Characteristic	Median	Q1, Q3
Age	47	38, 57
Marker Level (ng/mL)	0.64	0.22, 1.41

Default Printer

The {gt} package is now the default printer for all Quarto and R markdown output formats. Previously, when printing a gtsummary table in a Quarto or R markdown document, we would detect the output format and convert to gt, flextable, or kable to provide the best-looking table. The {gt} package has matured and provides lovely tables for nearly all output types, and we have now made {gt} the default table drawing tool for all gtsummary tables. The other output types are still supported.

Dichotomous summaries in tbl_summary()

Previously, in a tbl_summary() variables that were c(0, 1), c("no", "yes"), c("No", "Yes"), and c("NO", "YES") would default to a dichotomous summary with the 1 and yes level being shown in the table. This would occur even in the case when, for example, only 0 was observed. In this release, the line shown for dichotomous variables must be observed OR the unobserved level must be either explicitly defined in a factor or be a logical vector. This means that a character vector of all "yes" or all "no" values will default to a categorical summary instead of dichotomous.

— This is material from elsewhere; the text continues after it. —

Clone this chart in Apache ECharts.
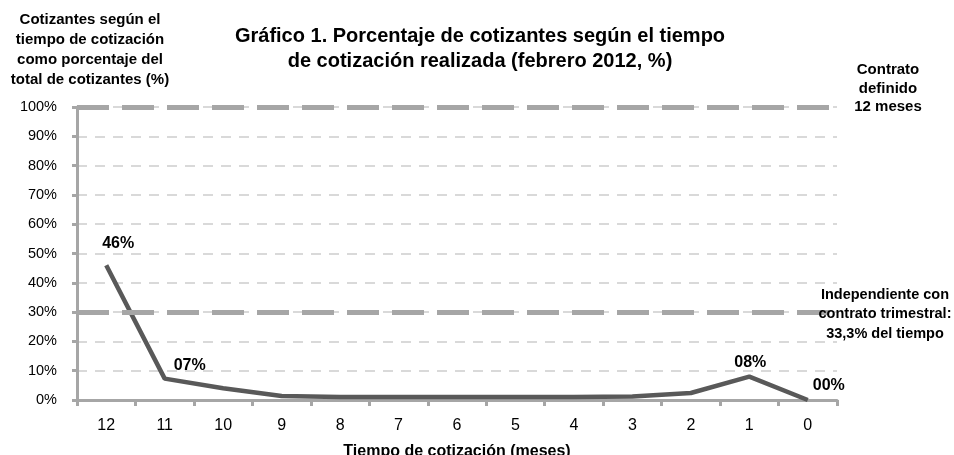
<!DOCTYPE html>
<html>
<head>
<meta charset="utf-8">
<script src="https://cdn.jsdelivr.net/npm/echarts@6/dist/echarts.min.js"></script>
<style>
  html, body { margin: 0; padding: 0; background: #fff; }
  #chart { width: 954px; height: 455px; }
</style>
</head>
<body>
<div id="chart"></div>
<script>
var months = ['12', '11', '10', '9', '8', '7', '6', '5', '4', '3', '2', '1', '0'];
var cotizantes = [46, 7.3, 4, 1.4, 1, 1, 1, 1, 1, 1.2, 2.4, 8, 0];
var labeled = ['12', '11', '1', '0'];
var refLines = [100, 30];

// label nudges, keyed by month
var labelOffset = { '12': [12, -9], '11': [25, 0], '1': [1, -1], '0': [21, -1] };

var font = 'Liberation Sans, Arial, sans-serif';
var chart = echarts.init(document.getElementById('chart'));

var seriesData = cotizantes.map(function (v, i) {
  var m = months[i];
  var item = { value: v };
  if (labeled.indexOf(m) >= 0) {
    item.label = { show: true, position: 'top', offset: labelOffset[m] };
  }
  return item;
});

function note(text, left, top, size, lh) {
  return {
    text: text, left: left, top: top, textAlign: 'center', padding: 0,
    textStyle: { fontSize: size, fontWeight: 'bold', color: '#000', lineHeight: lh, fontFamily: font }
  };
}

var option = {
  animation: false,
  textStyle: { fontFamily: font },
  title: [
    note('Gráfico 1. Porcentaje de cotizantes según el tiempo\nde cotización realizada (febrero 2012, %)', 480, 24, 20, 25),
    note('Cotizantes según el\ntiempo de cotización\ncomo porcentaje del\ntotal de cotizantes (%)', 90, 10, 15, 20),
    note('Contrato\ndefinido\n12 meses', 888, 61, 15, 18.5),
    note('Independiente con\ncontrato trimestral:\n33,3% del tiempo', 885, 285, 14.5, 19.5)
  ],
  grid: { left: 77, right: 117, top: 107, bottom: 55, outerBoundsMode: 'none' },
  xAxis: {
    type: 'category',
    data: months,
    boundaryGap: true,
    name: 'Tiempo de cotización (meses)',
    nameLocation: 'middle',
    nameGap: 44,
    nameTextStyle: { fontSize: 16, fontWeight: 'bold', color: '#000', fontFamily: font },
    axisLine: { lineStyle: { color: '#a6a6a6', width: 3 } },
    axisTick: { show: true, length: 6, lineStyle: { color: '#a6a6a6', width: 3 } },
    axisLabel: { fontSize: 16, color: '#000', margin: 18 },
    splitLine: { show: false }
  },
  yAxis: {
    type: 'value',
    min: 0, max: 100, interval: 10,
    axisLine: { show: true, lineStyle: { color: '#a6a6a6', width: 3 } },
    axisTick: { show: true, length: 5, lineStyle: { color: '#a6a6a6', width: 3 } },
    axisLabel: { fontSize: 14.5, color: '#000', margin: 20, formatter: '{value}%' },
    splitLine: { show: true, lineStyle: { color: '#d9d9d9', width: 2, type: [10, 8] } }
  },
  series: [{
    type: 'line',
    data: seriesData,
    symbol: 'circle',
    symbolSize: 0.1,
    showAllSymbol: true,
    itemStyle: { color: '#595959' },
    lineStyle: { color: '#595959', width: 4.5 },
    label: {
      show: false,
      fontSize: 16, fontWeight: 'bold', color: '#000',
      formatter: function (p) {
        return String(Math.round(p.value)).padStart(2, '0') + '%';
      }
    },
    markLine: {
      silent: true,
      symbol: 'none',
      label: { show: false },
      lineStyle: { color: '#a6a6a6', width: 5, type: [32, 13] },
      data: refLines.map(function (v) { return { yAxis: v }; })
    },
    z: 3
  }]
};
chart.setOption(option);
</script>
</body>
</html>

Easier to specify changes to a single statistic

Previously, if I wanted a single statistic to be reported to additional levels of precision, I would need to specify the precision of every summary statistic for a variable. Now, we can simple update the one statistic we’re interested in.

tbl_summary(
  trial, 
  include = age,
  type = all_continuous() ~ "continuous2",
  statistic = all_continuous() ~ c("{mean} ({sd})",
                                   "{median} ({p25}, {p75})",
                                   "{min}, {max}"),
  digits = age ~ list(sd = 2), # show the SD to 2 decimal places
  missing = "no"
)

Characteristic	N = 200
Age
Mean (SD)	47 (14.31)
Median (Q1, Q3)	47 (38, 57)
Min, Max	6, 83

Quantile Calculations

In tbl_summary(), continuous summaries can be summarized with quantiles using shortcuts '{p##}', e.g. '{p25}, {p75}' for the interquartile range. Previously, these quantiles were calculated with quantile(x, type = 7) and we now use type = 2. The results are very similar; the type 2 method matches SAS’s calculation and now I don’t need to hear complaints the results do not match. 🤷

In tbl_svysummary(), we are now using the re-factored survey::svyquantile() introduced in {survey} v4.1.